-- Start INFORMATION SUPPLIED --

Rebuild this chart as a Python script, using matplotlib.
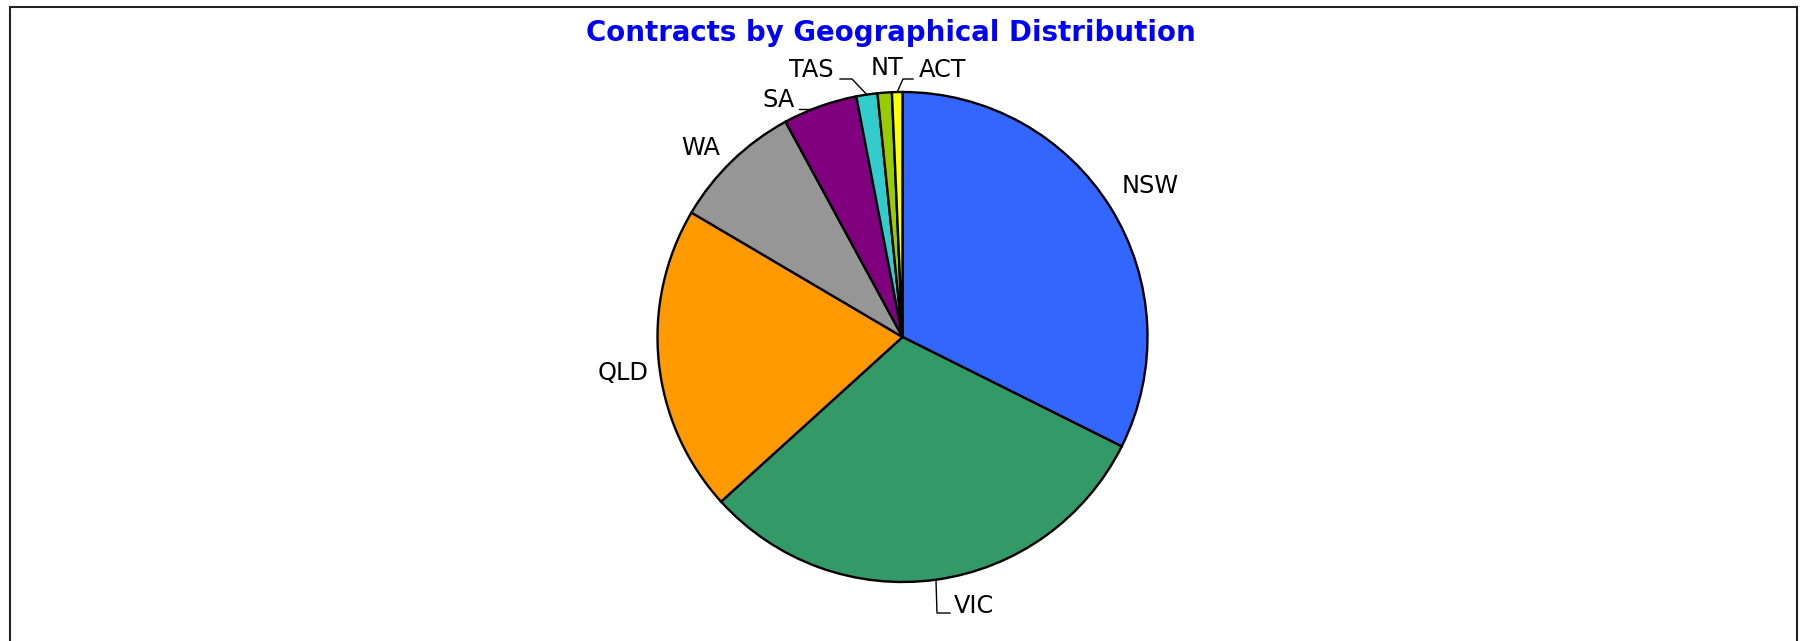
import numpy as np
import matplotlib.pyplot as plt
from matplotlib.patches import Rectangle

regions = ['NSW', 'VIC', 'QLD', 'WA', 'SA', 'TAS', 'NT', 'ACT']
shares = [32.36, 30.9, 20.2, 8.6, 4.9, 1.39, 0.94, 0.69]
colors = ['#3366FF', '#339966', '#FF9900', '#969696',
          '#800080', '#33CCCC', '#99CC00', '#FFFF00']

W, H = 1802, 641
CX, CY, R = 902.5, 337, 245

# label centres (pixel coords, y from top) and optional leader elbows
label_pos = {
    'NSW': (1150, 186), 'VIC': (974, 606), 'QLD': (623, 373),
    'WA': (701, 148), 'SA': (779, 100), 'TAS': (811, 70),
    'NT': (887, 68), 'ACT': (943, 70),
}
leaders = {
    'VIC': [(937, 613), (950, 613)],
    'TAS': [(852, 79), (840, 79)],
    'ACT': [(903, 79), (913, 79)],
}


def flip(p):
    return p[0], H - p[1]


fig = plt.figure(figsize=(W / 100, H / 100), dpi=100)
ax = fig.add_axes([0, 0, 1, 1])
ax.set_xlim(0, W)
ax.set_ylim(0, H)
ax.set_aspect('equal')
ax.axis('off')

wedges, _ = ax.pie(shares, colors=colors, startangle=90, counterclock=False,
                   center=(CX, H - CY), radius=R,
                   wedgeprops=dict(edgecolor='black', linewidth=1.7))
ax.set_xlim(0, W)
ax.set_ylim(0, H)

for w, name in zip(wedges, regions):
    x, y = flip(label_pos[name])
    ax.text(x, y, name, fontsize=17.3, ha='center', va='center', color='black')
    if name in leaders:
        mid = np.deg2rad((w.theta1 + w.theta2) / 2)
        ex, ey = CX + R * np.cos(mid), H - CY + R * np.sin(mid)
        pts = [(ex, ey)] + [flip(p) for p in leaders[name]]
        xs, ys = zip(*pts)
        ax.plot(xs, ys, color='black', linewidth=1.0)

# SA leader: short horizontal stroke running into the pie edge
sa_y = 109
sa_x = CX - np.sqrt(R ** 2 - (CY - sa_y) ** 2)
ax.plot([799, sa_x], [H - sa_y, H - sa_y], color='black', linewidth=1.0)

ax.text(891, H - 33, 'Contracts by Geographical Distribution', fontsize=19.9,
        fontweight='bold', color='#0000FF', ha='center', va='center')

fig.patches.append(Rectangle((10 / W, -0.05), (1797 - 10) / W, 1.05 - 7 / H,
                             transform=fig.transFigure, fill=False,
                             edgecolor='#222222', linewidth=1.5))

fig.savefig('out.png', dpi=100)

-- End INFORMATION SUPPLIED --

• GIVEN TASK:
Extract the lines exactly, please: the first line of the listing, the line with "fontweight='bold', color='#0000FF', ha='center', va='center')", and every line between them, but no pictures.

• RESPONSE FOR THIS EXERCISE:
Rebuild this chart as a Python script, using matplotlib.
import numpy as np
import matplotlib.pyplot as plt
from matplotlib.patches import Rectangle

regions = ['NSW', 'VIC', 'QLD', 'WA', 'SA', 'TAS', 'NT', 'ACT']
shares = [32.36, 30.9, 20.2, 8.6, 4.9, 1.39, 0.94, 0.69]
colors = ['#3366FF', '#339966', '#FF9900', '#969696',
          '#800080', '#33CCCC', '#99CC00', '#FFFF00']

W, H = 1802, 641
CX, CY, R = 902.5, 337, 245

# label centres (pixel coords, y from top) and optional leader elbows
label_pos = {
    'NSW': (1150, 186), 'VIC': (974, 606), 'QLD': (623, 373),
    'WA': (701, 148), 'SA': (779, 100), 'TAS': (811, 70),
    'NT': (887, 68), 'ACT': (943, 70),
}
leaders = {
    'VIC': [(937, 613), (950, 613)],
    'TAS': [(852, 79), (840, 79)],
    'ACT': [(903, 79), (913, 79)],
}


def flip(p):
    return p[0], H - p[1]


fig = plt.figure(figsize=(W / 100, H / 100), dpi=100)
ax = fig.add_axes([0, 0, 1, 1])
ax.set_xlim(0, W)
ax.set_ylim(0, H)
ax.set_aspect('equal')
ax.axis('off')

wedges, _ = ax.pie(shares, colors=colors, startangle=90, counterclock=False,
                   center=(CX, H - CY), radius=R,
                   wedgeprops=dict(edgecolor='black', linewidth=1.7))
ax.set_xlim(0, W)
ax.set_ylim(0, H)

for w, name in zip(wedges, regions):
    x, y = flip(label_pos[name])
    ax.text(x, y, name, fontsize=17.3, ha='center', va='center', color='black')
    if name in leaders:
        mid = np.deg2rad((w.theta1 + w.theta2) / 2)
        ex, ey = CX + R * np.cos(mid), H - CY + R * np.sin(mid)
        pts = [(ex, ey)] + [flip(p) for p in leaders[name]]
        xs, ys = zip(*pts)
        ax.plot(xs, ys, color='black', linewidth=1.0)

# SA leader: short horizontal stroke running into the pie edge
sa_y = 109
sa_x = CX - np.sqrt(R ** 2 - (CY - sa_y) ** 2)
ax.plot([799, sa_x], [H - sa_y, H - sa_y], color='black', linewidth=1.0)

ax.text(891, H - 33, 'Contracts by Geographical Distribution', fontsize=19.9,
        fontweight='bold', color='#0000FF', ha='center', va='center')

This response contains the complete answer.